These last few days have been pretty trying if I do say so myself. I under went a thyroidectomy 4 days ago to treat a rather large goiter that was growing in my neck. I have talked about my health pretty openly on this blog so in case you ever want to catch up; simply click the Health option on the menu of my site.
I’ve been in the bed resting up and allowing my body to heal and adjust to the new life long medication I will be on. I will talk about that in another post though because amazingly enough I have something else on my mind today. Having all this time to lay around and think has given me an opportunity to make some decisions mentally and now I’m ready to share them out loud.
A few months ago I took the dive to include plus size fashion blogging on my site. I have developed a passion for fashion so to speak over the years and at my husband’s urging; felt like I should share it with my readers because my blog is supposed to be representative of who I am. I’ve enjoyed sharing my thoughts, my outfits and my ideas with my readers and even going to some events to cover such topics.
Suddenly, a whole different world of blogging opened up to me. Different viewers, other bloggers, different avenues to make revenue etc. It’s almost been a culture shock in a way. I’ve begun to receive invitations to different things, different start up brands are reaching out to talk brand affiliation and repping their stuff. Social media has been a whirlwind of follows and likes and there is literally social circles of bloggers and “influencers” and I am simply amazed!
But I am also simply not interested.
Everything seems so calculated. These women, they have built brands literally from Instagram posts and an intense amount of social media networking. I respect their brilliance, I respect their drive, their tenacity and their ambition…I respect it so much that I know I want to leave it to them.

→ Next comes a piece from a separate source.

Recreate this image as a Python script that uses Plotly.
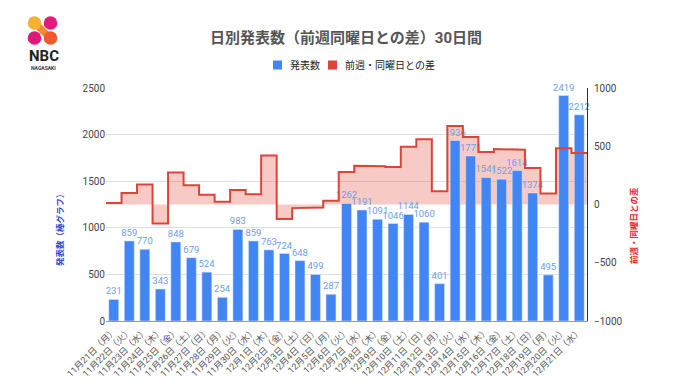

Would I love to make blogging my full time job? Absolutely! Who doesn’t want to get paid to do what they love? I love writing and it’s the best way I know how to express myself. However, I don’t only love writing about fashion. I love writing about my journey with mental health, being a mom, being a wife and all the things I’ve learned along the way in this thing called life.
I don’t like the pressure of feeling the only way to be a great blogger is to be seen on some “scene”, for every moment to be a photo op, for the ability to make money be more about how much traffic is on your social media pages and how many likes a photo can garner. I don’t care about algorithms, or what part of the day is the best part of the day to post, or how much shoulder rubbing I can do to try and reach some made up level of success.
I just want to write. I just want to get dressed, look nice, share it with some ladies and hopefully inspire someone to try something different. I want to talk about the unflattering parts of parenting and marriage, I want to share the things I’ve gone through because I know there is someone somewhere who is going through some of those things too.
I just want to be me and do things the way that I want to do them and not worry about “the rules”. I recognize that I am never going to be the person who plays by the “politics” of things just because I’m supposed to.
Sorry if I’ve misled any of you along the way.
I’m still gonna blog about fashion, but I’m also still gonna blog about the mundane aspects of my life too. Whatever brought you to my blog, I hope it’s enough to make you continue to comeback. If it’s not, that’s cool too.